Four years earlier, Nader had fallen short of the required number of signatures by the August deadline. He sued, trying to get on the Idaho ballot anyway, and lost. He ran that year as a write-in but got just 0.2 percent of the vote; he polled 2.5 percent of the vote as a write-in in 2000.
In recent years, the highest vote numbers for a third-party or independent candidate for president in a general election in Idaho went to Ross Perot, who ran on the Reform Party ticket in 1996 and drew 62,518 votes, 12.7 percent of the vote that year.
History plate at risk
A special license plate commemorating the 150th anniversary of the creation of Idaho Territory – and raising money for local county historical societies and museums – is at risk of being discontinued if more Idahoans don’t buy it. Dubbed the Idaho Territorial Sesquicentennial plate, the specialty plate needs 1,000 or more sales by Dec. 1 to avoid an inglorious demise. Only about 220 a year have been sold during the plate’s initial grace period.

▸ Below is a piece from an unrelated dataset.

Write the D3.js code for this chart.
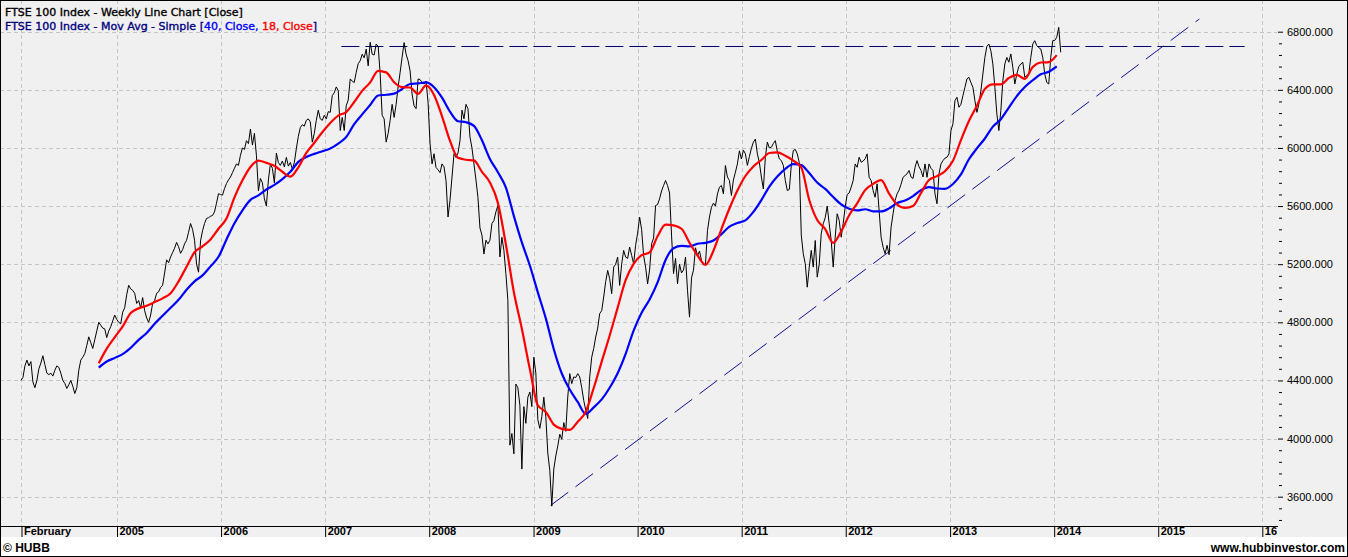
<!DOCTYPE html>
<html>
<head>
<meta charset="utf-8">
<script src="https://cdn.jsdelivr.net/npm/d3@7"></script>
<style>
  body { margin: 0; background: #fff; }
  svg { display: block; }
  text { white-space: pre; }
</style>
</head>
<body>
<svg id="chart" width="1348" height="557"></svg>
<script>
// FTSE 100 weekly closes, one value per week, first week ends 2004-01-30
const firstWeek = "2004-01-30";
const close2004 = [4400,4420,4500,4540,4500,4530,4390,4350,4400,4480,4520,4570,4510,4450,4440,4450,4430,4470,4500,4490,4450,4400,4380,4345,4370,4400,4360,4310,4350,4470,4540,4560,4585,4640,4700,4660,4620,4680,4740,4800,4780,4760,4755,4695,4740,4770,4810,4850,4820];
const close2005 = [4800,4790,4870,4900,4990,5055,5030,5020,5000,4930,4950,4900,4970,4880,4830,4800,4850,4930,4950,5000,5010,5040,5055,5140,5230,5210,5250,5280,5310,5350,5320,5275,5300,5340,5365,5420,5480,5440,5365,5200,5145,5360,5430,5480,5515,5520,5530,5535,5560,5620,5685,5680];
const close2006 = [5675,5720,5755,5780,5800,5830,5860,5890,5880,5950,6000,5990,6050,6030,6130,6020,6100,5950,5705,5790,5760,5650,5600,5780,5890,5860,5760,5965,5900,5880,5910,5870,5935,5875,5900,5855,5900,5995,6080,6140,6160,6150,6190,6200,6180,6040,6100,6190,6260,6200,6190,6225];
const close2007 = [6200,6250,6245,6360,6380,6420,6395,6120,6210,6120,6290,6330,6475,6460,6450,6520,6580,6600,6645,6620,6680,6565,6727,6645,6640,6715,6700,6510,6225,6200,6040,6100,6190,6300,6210,6300,6420,6520,6625,6725,6645,6600,6530,6370,6290,6270,6475,6470,6450,6440,6460,6315];
const close2008 = [6030,5890,5960,5865,5850,5830,5890,5870,5775,5525,5640,5800,5960,5935,5965,6050,6260,6200,6300,6270,6075,6000,5890,5780,5660,5450,5400,5270,5365,5340,5365,5480,5500,5560,5605,5250,5385,5295,5135,4950,3955,4035,3895,4375,4350,4230,3790,4220,4105,4285,4320,4220];
const close2009 = [4560,4450,4130,4070,4150,4285,4150,3900,3780,3535,3790,3880,3950,4030,3995,4110,4050,4286,4447,4378,4424,4420,4447,4424,4350,4263,4195,4138,4424,4560,4620,4699,4760,4860,4880,4974,5080,5157,5100,4997,5180,5200,5249,5054,5200,5295,5249,5240,5318,5261,5203,5330];
const close2010 = [5413,5524,5440,5260,5180,5065,5160,5340,5380,5604,5610,5650,5704,5741,5776,5741,5690,5400,5135,5240,5065,5200,5140,5160,5249,5020,4836,5106,5159,5313,5258,5290,5226,5195,5201,5432,5524,5592,5620,5600,5684,5730,5742,5684,5879,5800,5776,5673,5780,5833,5890,5980,5924];
const close2011 = [5985,5960,5880,5940,5997,6040,6061,5960,5900,5800,5718,5936,6040,6000,6005,6030,6050,5976,5925,5913,5880,5776,5707,5714,5879,5982,5990,5959,5900,5400,5272,5203,5042,5180,5295,5180,5363,5111,5200,5410,5478,5520,5600,5478,5363,5180,5386,5547,5501,5386,5480,5592];
const close2012 = [5680,5690,5730,5776,5890,5867,5936,5902,5910,5925,5959,5798,5776,5707,5661,5753,5570,5386,5317,5272,5330,5265,5455,5547,5638,5684,5710,5750,5798,5810,5822,5845,5800,5790,5867,5913,5870,5845,5800,5890,5798,5890,5860,5845,5684,5616,5822,5890,5913,5930,5936,5959];
const close2013 = [6120,6166,6326,6349,6280,6300,6360,6417,6475,6486,6450,6417,6326,6245,6303,6394,6509,6623,6700,6715,6669,6578,6417,6234,6120,6257,6463,6578,6623,6590,6647,6555,6440,6509,6560,6578,6589,6486,6500,6509,6623,6715,6738,6704,6690,6681,6623,6509,6451,6440,6623,6738];
const close2014 = [6740,6761,6830,6658];

// moving averages every 4th week, starting at week 39
const maFirstWeek = 39;
const maStepWeeks = 4;
const ma40 = [4488,4530,4555,4581,4624,4679,4727,4790,4845,4900,
  4955,5024,5082,5123,5185,5251,5370,5482,5571,5643,
  5674,5714,5746,5786,5836,5904,5937,5959,5977,5996,
  6030,6075,6164,6231,6296,6361,6366,6374,6406,6440,
  6444,6451,6418,6346,6250,6184,6177,6152,6053,5924,
  5833,5727,5531,5350,5191,5006,4827,4615,4448,4338,
  4252,4171,4215,4270,4350,4450,4583,4743,4866,4957,
  5075,5229,5310,5326,5322,5341,5347,5363,5407,5458,
  5484,5502,5560,5641,5734,5803,5856,5889,5882,5827,
  5762,5718,5662,5611,5581,5570,5578,5564,5563,5584,
  5621,5638,5669,5710,5730,5721,5719,5752,5818,5922,
  5997,6065,6147,6198,6278,6357,6419,6466,6507,6524,
  6561];
const ma18 = [4518,4619,4697,4772,4864,4896,4914,4939,4965,5000,
  5082,5183,5282,5323,5370,5444,5514,5660,5777,5869,
  5913,5897,5877,5836,5803,5867,5966,6036,6108,6172,
  6223,6247,6316,6393,6451,6531,6520,6452,6418,6416,
  6372,6431,6365,6218,6049,5932,5919,5914,5836,5763,
  5622,5336,5007,4756,4478,4229,4183,4096,4067,4060,
  4116,4185,4348,4530,4709,4901,5090,5202,5262,5281,
  5392,5472,5467,5444,5348,5260,5195,5293,5442,5583,
  5707,5807,5873,5917,5965,5970,5946,5913,5865,5642,
  5504,5442,5347,5426,5537,5619,5710,5753,5779,5686,
  5611,5587,5600,5690,5779,5806,5840,5912,6054,6185,
  6290,6406,6438,6438,6481,6503,6475,6557,6588,6591,
  6639];

// drawn lines: flat resistance and rising support
const resistance = { value: 6705, from: "2007-02-27", to: "2015-10-31" };
const support = [
  { date: "2009-03-02", value: 3540 },
  { date: "2015-05-25", value: 6887 }
];

const priceTicks = [3600, 4000, 4400, 4800, 5200, 5600, 6000, 6400, 6800];
const timeTicks = ["2004-02-01","2005-01-01","2006-01-01","2007-01-01","2008-01-01","2009-01-01",
  "2010-01-01","2011-01-01","2012-01-01","2013-01-01","2014-01-01","2015-01-01","2016-01-01"];
const timeLabels = ["February","2005","2006","2007","2008","2009","2010","2011","2012","2013","2014","2015","16"];

const svg = d3.select("#chart");
const width = +svg.attr("width");
const height = +svg.attr("height");
const plotRight = 1278;
const plotBottom = 526;
const footerTop = 537;

const parse = d3.utcParse("%Y-%m-%d");
const start = parse(firstWeek);
const closes = [].concat(close2004, close2005, close2006, close2007, close2008,
  close2009, close2010, close2011, close2012, close2013, close2014);
const weekly = closes.map((v, i) => ({ date: d3.utcDay.offset(start, 7 * i), value: v }));
const toSeries = arr => arr.map((v, k) => ({
  date: d3.utcDay.offset(start, 7 * (maFirstWeek + maStepWeeks * k)), value: v }));

const x = d3.scaleUtc()
    .domain([parse("2005-01-01"), parse("2016-01-01")])
    .range([117, 1262.3]);
const y = d3.scaleLinear()
    .domain([3600, 6800])
    .range([496.7, 31.7]);

// backgrounds
svg.append("rect").attr("width", width).attr("height", height).attr("fill", "#f0f0f0");
svg.append("rect").attr("y", footerTop).attr("width", width).attr("height", height - footerTop).attr("fill", "#fff");

svg.append("clipPath").attr("id", "plot")
  .append("rect").attr("width", plotRight).attr("height", plotBottom);

// grid
const grid = svg.append("g").attr("stroke", "#c4c4c4").attr("stroke-dasharray", "4,3")
    .attr("shape-rendering", "crispEdges");
grid.selectAll(".hg").data(priceTicks).enter().append("line")
    .attr("x1", 0).attr("x2", plotRight - 1)
    .attr("y1", d => Math.round(y(d)) + 0.5).attr("y2", d => Math.round(y(d)) + 0.5);
grid.selectAll(".vg").data(timeTicks).enter().append("line")
    .attr("x1", d => Math.round(x(parse(d))) + 0.5).attr("x2", d => Math.round(x(parse(d))) + 0.5)
    .attr("y1", 0).attr("y2", plotBottom);

const plot = svg.append("g").attr("clip-path", "url(#plot)");

// resistance
plot.append("line")
    .attr("x1", x(parse(resistance.from))).attr("x2", x(parse(resistance.to)))
    .attr("y1", Math.round(y(resistance.value)) + 0.5).attr("y2", Math.round(y(resistance.value)) + 0.5)
    .attr("stroke", "#00006e").attr("stroke-width", 1.2).attr("stroke-dasharray", "18,6");

// support trend
plot.append("path")
    .datum(support)
    .attr("d", d3.line().x(d => x(parse(d.date))).y(d => y(d.value)))
    .attr("fill", "none").attr("stroke", "#10108c").attr("stroke-width", 1)
    .attr("stroke-dasharray", "22,9");

// price
plot.append("path")
    .datum(weekly)
    .attr("d", d3.line().x(d => x(d.date)).y(d => y(d.value)))
    .attr("fill", "none").attr("stroke", "#000").attr("stroke-width", 1);

const smooth = d3.line().curve(d3.curveMonotoneX).x(d => x(d.date)).y(d => y(d.value));
plot.append("path")
    .datum(toSeries(ma40))
    .attr("d", smooth)
    .attr("fill", "none").attr("stroke", "#0000ff").attr("stroke-width", 2.2);
plot.append("path")
    .datum(toSeries(ma18))
    .attr("d", smooth)
    .attr("fill", "none").attr("stroke", "#ff0000").attr("stroke-width", 2.2);

// bottom time axis
svg.append("line")
    .attr("x1", 0).attr("x2", plotRight).attr("y1", plotBottom + 0.5).attr("y2", plotBottom + 0.5)
    .attr("stroke", "#000").attr("shape-rendering", "crispEdges");

const xAxis = d3.axisBottom(x)
    .tickValues(timeTicks.map(parse))
    .tickSize(footerTop - plotBottom)
    .tickFormat((d, i) => timeLabels[i]);
const gx = svg.append("g")
    .attr("transform", `translate(0,${plotBottom})`)
    .call(xAxis);
gx.select(".domain").remove();
gx.selectAll(".tick line").attr("stroke", "#000");
gx.selectAll(".tick text")
    .attr("x", 2).attr("y", 9).attr("dy", 0)
    .attr("text-anchor", "start")
    .attr("fill", "#000")
    .attr("font-family", "Liberation Sans, Arial, sans-serif")
    .attr("font-size", 11)
    .attr("font-weight", "bold");

// right price axis
const yAxis = d3.axisRight(y)
    .tickValues(priceTicks)
    .tickSize(5)
    .tickPadding(4)
    .tickFormat(d3.format(".3f"));
const gy = svg.append("g")
    .attr("transform", `translate(${plotRight},0)`)
    .call(yAxis);
gy.select(".domain").remove();
gy.selectAll(".tick line").attr("stroke", "#000");
gy.selectAll(".tick text")
    .attr("fill", "#000")
    .attr("font-family", "Liberation Sans, Arial, sans-serif")
    .attr("font-size", 11);

const minorTicks = d3.range(3440, 6800, 80).filter(v => v % 400 !== 0);
const gm = svg.append("g")
    .attr("transform", `translate(${plotRight + 1},0)`)
    .call(d3.axisRight(y).tickValues(minorTicks).tickSize(3).tickFormat(""));
gm.select(".domain").remove();
gm.selectAll(".tick line").attr("stroke", "#000");

// titles (thin stroke gives the heavier Tahoma look)
const title = svg.append("g")
    .attr("font-family", "DejaVu Sans, sans-serif")
    .attr("font-size", 11)
    .attr("stroke-width", 0.35);
title.append("text").attr("x", 5).attr("y", 16).attr("fill", "#000").attr("stroke", "#000")
    .text("FTSE 100 Index - Weekly Line Chart [Close]");
const sub = title.append("text").attr("x", 5).attr("y", 29.5);
sub.append("tspan").attr("fill", "#000080").attr("stroke", "#000080").text("FTSE 100 Index - Mov Avg - Simple [");
sub.append("tspan").attr("fill", "#0000ff").attr("stroke", "#0000ff").text("40, Close, ");
sub.append("tspan").attr("fill", "#ff0000").attr("stroke", "#ff0000").text("18, Close");
sub.append("tspan").attr("fill", "#000080").attr("stroke", "#000080").text("]");

// footer
const foot = svg.append("g")
    .attr("font-family", "Liberation Sans, Arial, sans-serif")
    .attr("font-size", 12)
    .attr("font-weight", "bold")
    .attr("fill", "#000");
foot.append("text").attr("x", 3).attr("y", 552).text("\u00a9 HUBB");
foot.append("text").attr("x", width - 3).attr("y", 552).attr("text-anchor", "end").text("www.hubbinvestor.com");

// frame
svg.append("rect")
    .attr("x", 0.5).attr("y", 0.5).attr("width", width - 1).attr("height", height - 1)
    .attr("fill", "none").attr("stroke", "#000").attr("shape-rendering", "crispEdges");
</script>
</body>
</html>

People can purchase the plates even if their current plates aren’t up for renewal and get credit for the remaining time on their current plates.
A far-off deputy attorney general
Why would the state of Idaho be appointing a special deputy attorney general to handle litigation against Toshiba in Japan? It turns out that the Public Employee Retirement System of Idaho saw investment losses estimated between $900,000 and $2.7 million when its Toshiba stock holdings dropped sharply in value several times over an accounting controversy at the Japanese firm between 2008 and 2015, and there’s a lawsuit in the works.
Idaho’s Board of Examiners agreed last week to appoint Bonnie Dixon of Atsumi and Sakai as a special deputy attorney general to represent PERSI in “pursuing litigation in Japan against Toshiba Corp.” PERSI spokesman Kelly Cross said, “Because PERSI’s related investments were not made through U.S. markets, the litigation would take place in Japan.”
Atsumi and Sakai is an independent law firm in Tokyo of which Dixon is a partner.